HC Deb 23 March 1995 vol 257 cc468-70
2. Mrs. Gillan

To ask the Minister of Agriculture, Fisheries and Food what recent assessment he has made of fraud in the common agricultural policy; and if he will make a statement. [13875]

9. Mr. Whittingdale

To ask the Minister of Agriculture, Fisheries and Food what estimate he has made of the proportion of expenditure under the common agricultural policy in Europe which is lost in fraud. [13883]

The Minister of Agriculture, Fisheries and Food (Mr. William Waldegrave)

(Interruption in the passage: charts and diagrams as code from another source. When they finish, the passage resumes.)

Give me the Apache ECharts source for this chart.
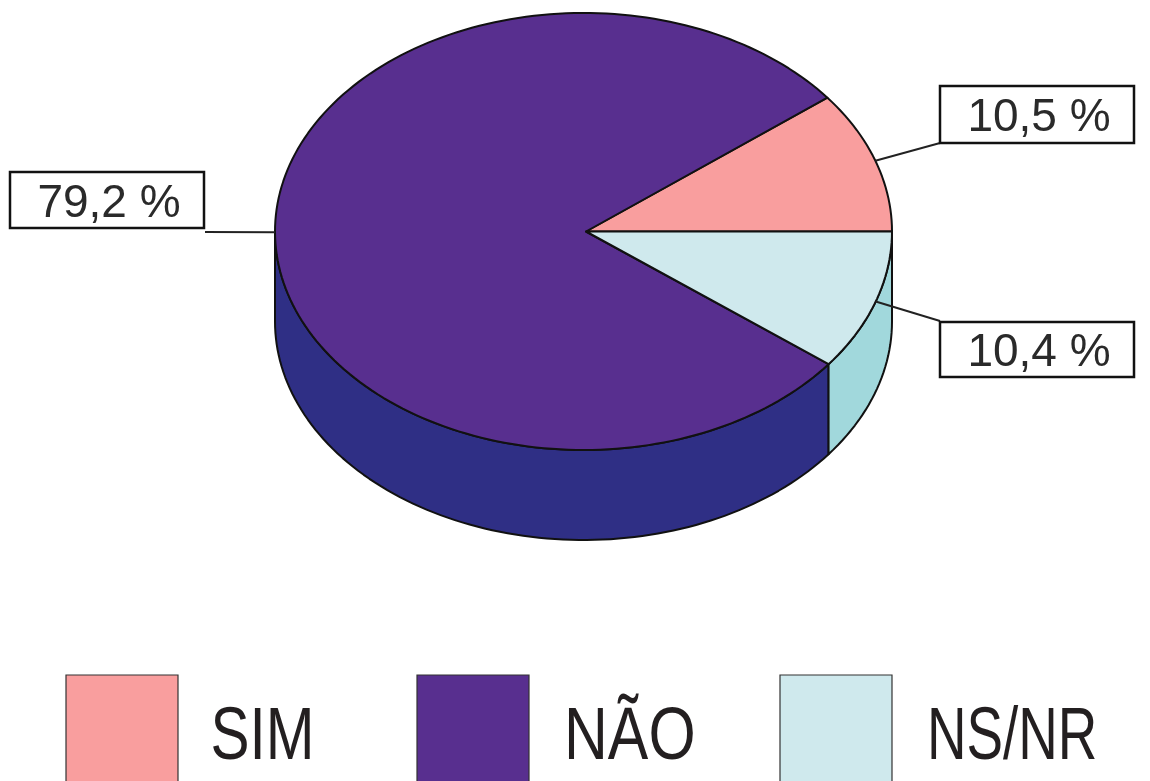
<!DOCTYPE html>
<html><head><meta charset="utf-8">
<style>html,body{margin:0;padding:0;background:#fff}#c{width:1150px;height:781px}</style>
<script src="https://cdn.jsdelivr.net/npm/echarts@6/dist/echarts.min.js"></script>
</head><body><div id="c"></div>
<script>
const categories = ['SIM', 'NÃO', 'NS/NR'];
const values = [10.5, 79.2, 10.4];
const valueLabels = ['10,5 %', '79,2 %', '10,4 %'];
const topColors = ['#F99E9E', '#582F8F', '#CFE9ED'];
const sideColors = ['#E88888', '#2F2F85', '#A1D8DC'];

const pie = {cx: 583.5, cy: 231.5, rx: 308.5, ry: 218.5, depth: 90, apexX: 586};
const boxes = [
  {x: 940, y: 86, w: 194, h: 57, lx: 940, ly: 143},
  {x: 10, y: 172, w: 194, h: 56, lx: 205, ly: 232},
  {x: 940, y: 322, w: 194, h: 55, lx: 940, ly: 321}
];
const legendKeys = [
  {x: 66, tx: 210.5, sx: 0.78},
  {x: 417, tx: 564, sx: 0.81},
  {x: 780, tx: 927, sx: 0.73}
];
const total = values.reduce((a, b) => a + b, 0);
const pt = (deg, dy) => [
  pie.cx + pie.rx * Math.cos(deg * Math.PI / 180),
  pie.cy - pie.ry * Math.sin(deg * Math.PI / 180) + (dy || 0)
];
const arc = (a, b, dy) => {
  const n = Math.max(2, Math.ceil(Math.abs(b - a) / 1.5)), out = [];
  for (let i = 0; i <= n; i++) out.push(pt(a + (b - a) * i / n, dy));
  return out;
};
function renderSlice(params, api) {
  const i = params.dataIndex;
  let start = 0;
  for (let k = 0; k < i; k++) start += values[k] / total * 360;
  const end = start + api.value(0) / total * 360;
  const children = [];
  const a = Math.max(start, 180), b = Math.min(end, 360);
  if (b > a) {
    children.push({type: 'polygon',
      shape: {points: arc(a, b, 0).concat(arc(b, a, pie.depth))},
      style: {fill: sideColors[i], stroke: '#111', lineWidth: 2, lineJoin: 'round'}});
  }
  children.push({type: 'polygon',
    shape: {points: [[pie.apexX, pie.cy]].concat(arc(start, end, 0))},
    style: {fill: topColors[i], stroke: '#111', lineWidth: 2, lineJoin: 'round'}});
  const box = boxes[i], mid = pt((start + end) / 2);
  children.push({type: 'line',
    shape: {x1: mid[0], y1: mid[1], x2: box.lx, y2: box.ly},
    style: {stroke: '#222', lineWidth: 2}});
  children.push({type: 'rect',
    shape: {x: box.x, y: box.y, width: box.w, height: box.h},
    style: {fill: '#fff', stroke: '#111', lineWidth: 2.5}});
  children.push({type: 'text',
    style: {text: valueLabels[i], x: box.x + box.w / 2 + 2, y: box.y + box.h / 2 + 4,
      align: 'center', verticalAlign: 'middle', fill: '#2a2a2a',
      fontFamily: 'Liberation Sans', fontSize: 46}});
  return {type: 'group', children};
}
const legendGraphics = [];
categories.forEach((name, i) => {
  const k = legendKeys[i];
  legendGraphics.push({type: 'rect', shape: {x: k.x, y: 675, width: 112, height: 112},
    style: {fill: topColors[i], stroke: '#333', lineWidth: 1.2}});
  legendGraphics.push({type: 'text', x: k.tx, y: 738, scaleX: k.sx, originX: 0, originY: 0,
    style: {text: name, x: 0, y: 0, align: 'left', verticalAlign: 'middle',
      fill: '#231f20', fontFamily: 'Liberation Sans', fontSize: 75}});
});
const chart = echarts.init(document.getElementById('c'));
chart.setOption({
  animation: false,
  backgroundColor: '#fff',
  graphic: {elements: legendGraphics},
  series: [{
    type: 'custom', coordinateSystem: 'none', silent: true,
    renderItem: renderSlice,
    data: categories.map((name, i) => ({name, value: [values[i]]}))
  }]
});
</script></body></html>
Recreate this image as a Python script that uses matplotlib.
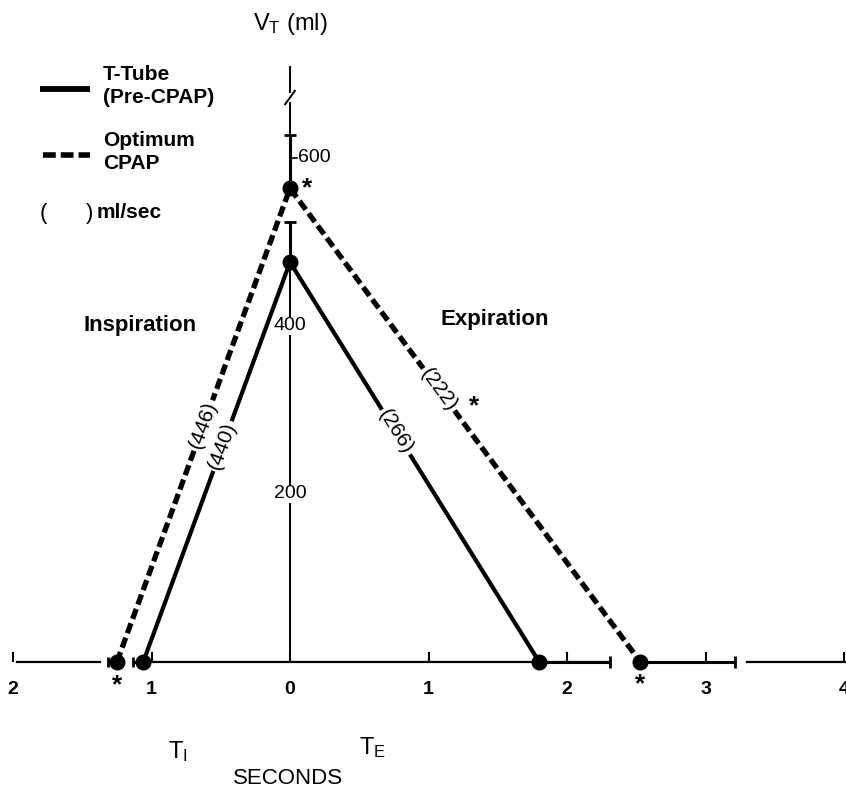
import matplotlib
matplotlib.use("Agg")
import matplotlib.pyplot as plt
import numpy as np

plt.rcParams['font.family'] = ['Liberation Sans', 'DejaVu Sans']

# ---------------- data ----------------
series = ["T-Tube (Pre-CPAP)", "Optimum CPAP"]
ti = [1.06, 1.25]          # inspiratory time (s)
ti_err = [0.07, 0.065]
te = [1.80, 2.53]          # expiratory time (s)
te_err = [0.51, 0.68]
vt = [476, 564]            # tidal volume (ml)
vt_err = [48, 63]
insp_flow = ["(440)", "(446)"]   # ml/sec
exp_flow = ["(266)", "(222)"]
x_ticks = [-2, -1, 0, 1, 2, 3, 4]
x_tick_labels = ["2", "1", "0", "1", "2", "3", "4"]
y_ticks = [200, 400, 600]

# ---------------- layout ----------------
W, H = 846, 791
X0, SX = 290.0, 138.5      # pixel of x=0, pixels per second
Y0, SY = 662.0, 0.84       # pixel of baseline, pixels per ml

fig = plt.figure(figsize=(W / 100, H / 100), dpi=100)
ax = fig.add_axes([0, 0, 1, 1])
ax.set_xlim(-X0 / SX, (W - X0) / SX)
ax.set_ylim(-(H - Y0) / SY, Y0 / SY)
for s in ax.spines.values():
    s.set_visible(False)
ax.spines['bottom'].set_position(('data', 0))
ax.set_yticks([])
ax.set_xticks(x_ticks, labels=x_tick_labels)
ax.tick_params(axis='x', direction='in', length=7, width=1.5, pad=14,
               labelsize=14)
for lab in ax.get_xticklabels():
    lab.set_fontweight('bold')


def P(px, py):
    return px / W, 1 - py / H

# x-axis segments (with gaps like the original)
for a, b in [(-1.97, -1.37), (-1.0, te[0] + te_err[0]), (3.30, 4.2)]:
    ax.plot([a, b], [0, 0], color='black', lw=1.6, zorder=2)

# y-axis (broken near the top)
ax.plot([0, 0], [0, vt[0]], color='black', lw=1.4, zorder=2)
ax.plot([0, 0], [vt[1] + vt_err[1], 665], color='black', lw=1.4, zorder=2)
ax.plot([0, 0], [679, 708], color='black', lw=1.4, zorder=2)
ax.plot([-0.035, 0.035], [664, 680], color='black', lw=1.4, zorder=2)

styles = [dict(ls='-', lw=3.0), dict(ls=(0, (2.0, 0.9)), lw=3.8)]
insp_frac = [0.54, 0.50]
exp_frac = [0.575, 0.575]

for i in range(2):
    xs = [-ti[i], 0, te[i]]
    ys = [0, vt[i], 0]
    ax.plot(xs, ys, color='black', solid_capstyle='butt', dash_capstyle='butt',
            zorder=3, **styles[i])
    ax.plot(xs, ys, 'o', color='black', ms=10.5, zorder=5, ls='none')
    ax.errorbar(0, vt[i], yerr=[[0], [vt_err[i]]], fmt='none', ecolor='black',
                elinewidth=2.2, capsize=4, capthick=2.0, zorder=4)
    ax.errorbar(te[i], 0, xerr=[[0], [te_err[i]]], fmt='none', ecolor='black',
                elinewidth=2.2, capsize=4.5, capthick=2.0, zorder=4)
    ax.errorbar(-ti[i], 0, xerr=[[ti_err[i]], [0]], fmt='none', ecolor='black',
                elinewidth=2.2, capsize=3.5, capthick=2.0, zorder=4)

fig.canvas.draw()


def angle(p, q):
    a = ax.transData.transform(p)
    b = ax.transData.transform(q)
    return np.degrees(np.arctan2(b[1] - a[1], b[0] - a[0]))

for i in range(2):
    f = insp_frac[i]
    ang = angle((-ti[i], 0), (0, vt[i]))
    ax.text(-ti[i] * (1 - f), f * vt[i], insp_flow[i], rotation=ang,
            rotation_mode='anchor', ha='center', va='center', fontsize=15,
            bbox=dict(facecolor='white', edgecolor='none', pad=1.5), zorder=6)
    f = exp_frac[i]
    ang = angle((0, vt[i]), (te[i], 0))
    ax.text(te[i] * (1 - f), f * vt[i], exp_flow[i], rotation=ang,
            rotation_mode='anchor', ha='center', va='center', fontsize=15,
            bbox=dict(facecolor='white', edgecolor='none', pad=1.5), zorder=6)

# significance asterisks
ast = dict(ha='center', va='center', fontsize=19, fontweight='bold',
           textcoords='offset points')
ax.annotate('*', (0, vt[1]), xytext=(12, 0), **ast)
ax.annotate('*', (-ti[1], 0), xytext=(0, -17), **ast)
ax.annotate('*', (te[1], 0), xytext=(0, -16), **ast)
ax.annotate('*', (te[1] * (1 - 0.546), 0.546 * vt[1]), xytext=(18, -2), **ast)

# y tick labels on the axis
for v in y_ticks[:2]:
    ax.text(0, v, str(v), ha='center', va='center', fontsize=14,
            bbox=dict(facecolor='white', edgecolor='none', pad=0.5), zorder=6)
ax.plot([0, 0.05], [y_ticks[2], y_ticks[2]], color='black', lw=1.2)
ax.text(0.055, y_ticks[2], str(y_ticks[2]), ha='left', va='center', fontsize=14)

# title and labels
fig.text(*P(290, 24), r"$\mathregular{V_T}$ (ml)", ha='center', va='center',
         fontsize=17)
fig.text(*P(140, 325), "Inspiration", ha='center', va='center', fontsize=16,
         fontweight='bold')
fig.text(*P(495, 320), "Expiration", ha='center', va='center', fontsize=16,
         fontweight='bold')
fig.text(*P(178, 752), r"$\mathregular{T_I}$", ha='center', va='center',
         fontsize=17)
fig.text(*P(372, 748), r"$\mathregular{T_E}$", ha='center', va='center',
         fontsize=17)
fig.text(*P(288, 778), "SECONDS", ha='center', va='center', fontsize=16)

# legend (hand drawn like the original)
lx0, lx1 = P(40, 0)[0], P(90, 0)[0]
fig.add_artist(plt.Line2D([lx0, lx1], [P(0, 89)[1]] * 2, color='black', lw=4.2,
                          solid_capstyle='butt'))
fig.add_artist(plt.Line2D([P(43, 0)[0], lx1], [P(0, 155)[1]] * 2, color='black',
                          lw=4.0, ls=(0, (2.3, 0.9))))
fig.text(*P(103, 86), "T-Tube\n(Pre-CPAP)", ha='left', va='center',
         fontsize=15, fontweight='bold', linespacing=1.3)
fig.text(*P(103, 152), "Optimum\nCPAP", ha='left', va='center',
         fontsize=15, fontweight='bold', linespacing=1.3)
fig.text(*P(40, 213), "(", ha='left', va='center', fontsize=16)
fig.text(*P(86, 213), ")", ha='left', va='center', fontsize=16)
fig.text(*P(97, 213), "ml/sec", ha='left', va='center', fontsize=15,
         fontweight='bold')

fig.savefig("out.png", dpi=100, facecolor='white')
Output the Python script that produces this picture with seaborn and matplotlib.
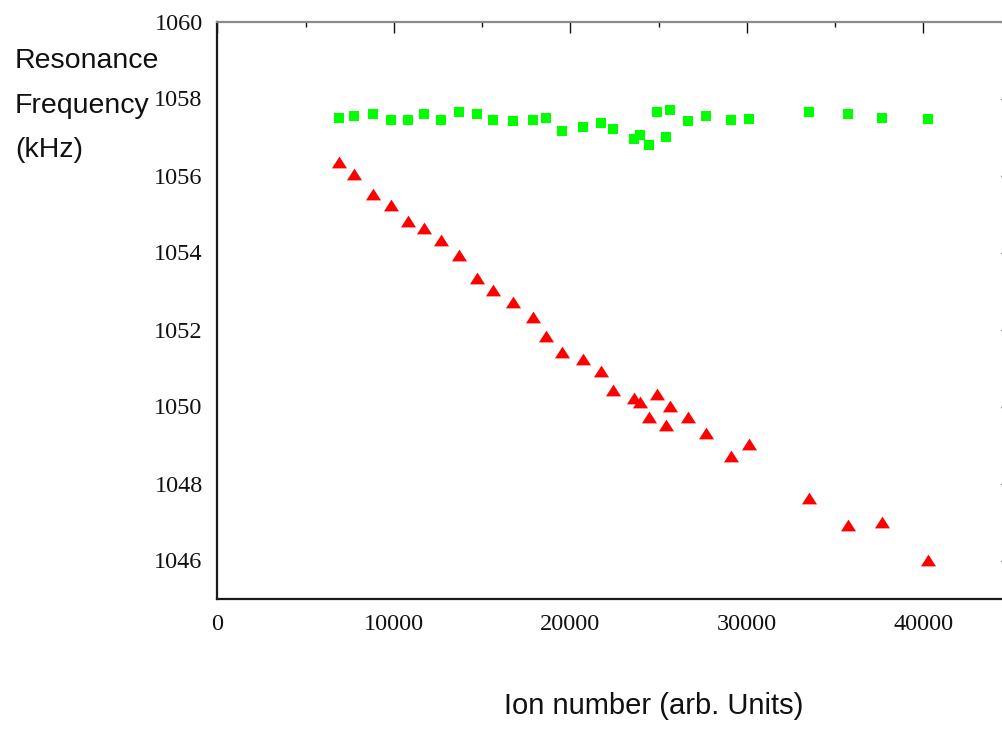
import numpy as np
import pandas as pd
import matplotlib
matplotlib.use("Agg")
import matplotlib.pyplot as plt
from matplotlib.ticker import MultipleLocator
import seaborn as sns

# Ion number (arb. units) shared by both series
ion_number = [6880, 7770, 8810, 9830, 10820, 11730, 12670, 13720, 14700, 15640,
              16760, 17900, 18650, 19540, 20730, 21710, 22430, 23600, 23950, 24450,
              24910, 25400, 25640, 26680, 27680, 29120, 30140, 33510, 35720, 37660,
              40250]

# Resonance frequency (kHz), upper series (green squares)
freq_upper = [1057.50, 1057.55, 1057.61, 1057.45, 1057.45, 1057.61, 1057.45, 1057.65,
              1057.61, 1057.45, 1057.41, 1057.45, 1057.50, 1057.15, 1057.26, 1057.36,
              1057.20, 1056.94, 1057.04, 1056.80, 1057.65, 1056.99, 1057.69, 1057.41,
              1057.55, 1057.45, 1057.46, 1057.65, 1057.60, 1057.50, 1057.46]

# Resonance frequency (kHz), lower series (red triangles)
freq_lower = [1056.34, 1056.03, 1055.53, 1055.23, 1054.83, 1054.63, 1054.32, 1053.93,
              1053.34, 1053.03, 1052.72, 1052.33, 1051.83, 1051.42, 1051.23, 1050.93,
              1050.43, 1050.21, 1050.12, 1049.72, 1050.32, 1049.52, 1050.02, 1049.72,
              1049.32, 1048.72, 1049.03, 1047.62, 1046.92, 1047.01, 1046.01]

x_ticks = [0, 10000, 20000, 30000, 40000]
y_ticks = [1046, 1048, 1050, 1052, 1054, 1056, 1058, 1060]

df_upper = pd.DataFrame({"ions": ion_number, "freq": freq_upper})
df_lower = pd.DataFrame({"ions": ion_number, "freq": freq_lower})

sns.set_style("white")

W, H = 1003, 730
fig = plt.figure(figsize=(W / 100, H / 100), dpi=100)
left_px, right_px, top_px, bottom_px = 217.3, 1011.6, 21.5, 599.0
ax = fig.add_axes([left_px / W, 1 - bottom_px / H,
                   (right_px - left_px) / W, (bottom_px - top_px) / H])

# squat triangle marker
tri = [(-1.0, -0.78), (1.0, -0.78), (0.0, 0.78), (-1.0, -0.78)]

sns.scatterplot(data=df_upper, x="ions", y="freq", ax=ax, marker="s",
                s=60, color="#00ff00", linewidth=0, zorder=3)
sns.scatterplot(data=df_lower, x="ions", y="freq", ax=ax, marker=tri,
                s=118, color="#ff0000", linewidth=0, zorder=3)

ax.set_xlim(0, 45000)
ax.set_ylim(1045, 1060)
ax.set_xticks(x_ticks)
ax.set_yticks(y_ticks)
ax.xaxis.set_minor_locator(MultipleLocator(5000))
ax.yaxis.set_minor_locator(MultipleLocator(1))

ax.tick_params(which="both", direction="in", top=True, right=True,
               color="#111111", width=1.0)
ax.tick_params(which="major", length=7.6, pad=10.5, labelsize=17.5,
               labelcolor="#111111", labelfontfamily="Liberation Serif")
ax.tick_params(which="minor", length=3.6)

for side in ["left", "bottom"]:
    ax.spines[side].set_color("#1a1a1a")
    ax.spines[side].set_linewidth(1.6)
for side in ["top", "right"]:
    ax.spines[side].set_color("#8a8a8a")
    ax.spines[side].set_linewidth(1.6)

ax.set_xlabel("Ion number (arb. Units)", family="Liberation Sans", fontsize=21,
              color="#111111", ha="center", va="top")
ax.xaxis.set_label_coords((654 - left_px) / (right_px - left_px),
                          (bottom_px - 692) / (bottom_px - top_px))

ax.set_ylabel("Resonance\nFrequency\n(kHz)", family="Liberation Sans", fontsize=20.5,
              color="#111111", rotation=0, ha="left", va="top",
              multialignment="left", linespacing=1.93)
ax.yaxis.set_label_coords((15 - left_px) / (right_px - left_px),
                          (bottom_px - 48) / (bottom_px - top_px))

fig.savefig("out.png", dpi=100, facecolor="white")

The Government are vigorously pressing for action to combat fraud. There is no very reliable estimate of what is lost in fraud, for obvious reasons, but action to counter it is becoming much more effective.

Mrs. Gillan

Does my right hon. Friend agree that satellite technology is vital in combatting fraud, as has been evidenced recently by the use of imagery to detect potential overpayments on durum wheat to Italy? Is he aware that the national remote sensing centre this morning met representatives of the Department of Trade and the British national space centre to consider the further potential of using satellites for detecting fraud and in agricultural management? Will he undertake to meet representatives of the DTI and to study the NRSC report so that we can continue to exploit this potential, which is valuable British expertise?

Mr. Waldegrave

My hon. Friend is right, and gives an example of a real case—the attempted durum wheat fraud in Italy. The interesting thing is that the satellite information was able to prevent the fraud, which is better than pursuing it afterwards. All the member states, apart from Luxembourg, which perhaps is small enough not to need satellites to look at its territory, were either using remote sensing as a control tool by 1994 or, as in the United Kingdom, doing trials on it. My officials and the officials of the intervention board are indeed in close touch with the British national space centre, so progress is being made on the matter; it is a very good technique.

Mr. Whittingdale

Will my right hon. Friend make every effort to ensure that other member states in the European Community attach the same importance as we do to tackling fraud in the CAP? Will he further ensure that, when large-scale fraud is uncovered, member states are subjected to heavy fines, and that they are made to pay those fines in full?

Mr. Waldegrave

My hon. Friend is right. In the most recent year for which the accounts are completely closed, there was £1.2 billion of disallowance against member states, which is a large sum of money. I am proud to say that only £2 million of that related to the United Kingdom. There are beginning to be serious penalties and we welcome that, but there is more to do.

Mr. Tyler

May I put a little more pressure on the Minister regarding milk quota in other member states? He will have noticed, in the debate on Tuesday, that Members on both sides of the House expressed anxiety about both fraud and inadequate control mechanisms, especially in relation to milk quota. I know that that may involve long discussions, but I hope that he will be able to give us a progress report and also say what initiatives he intends to take here to deal with the current milk quota crisis that is affecting us so badly.

Mr. Waldegrave

Several different issues are involved in what the hon. Gentleman says. First, there is the issue of the proper enforcement of milk quotas in other countries. Very large disallowances against Greece, Spain and Italy have been enforced, and the Commissioner has to report to the Council of Ministers by 31 March on the position in those countries before we approve any payments to them for the future.

In this country, we would like quotas to be tradeable across boundaries, which would help us. I am arguing for that in the Community.

Dr. Strang

Does the Minister agree with the chief agricultural official at the European Court of Auditors who said that fraud was inherent in the CAP? Is it not clear that, as long as we are taking surplus farm production into state intervention, and as long as the movement of agricultural commodities across the European frontier can attract large export rebate subsidies, we shall always have a major fraud problem?

Is fraud not another reason why we should end state intervention buying and export subsidies, and replace those arrangements with other means for supporting our agricultural industry?

Mr. Waldegrave

I agree with the hon. Gentleman that many of the range of quantitative controls introduced after MacShany are vulnerable to fraud. That is one reason among many for getting back to a much freer market. We had fraud in the old days under the deficiency payment system. Whenever one is involved in the business of paying people to produce goods, one is vulnerable to fraud, which is why it is ultimately better to leave the business to the market.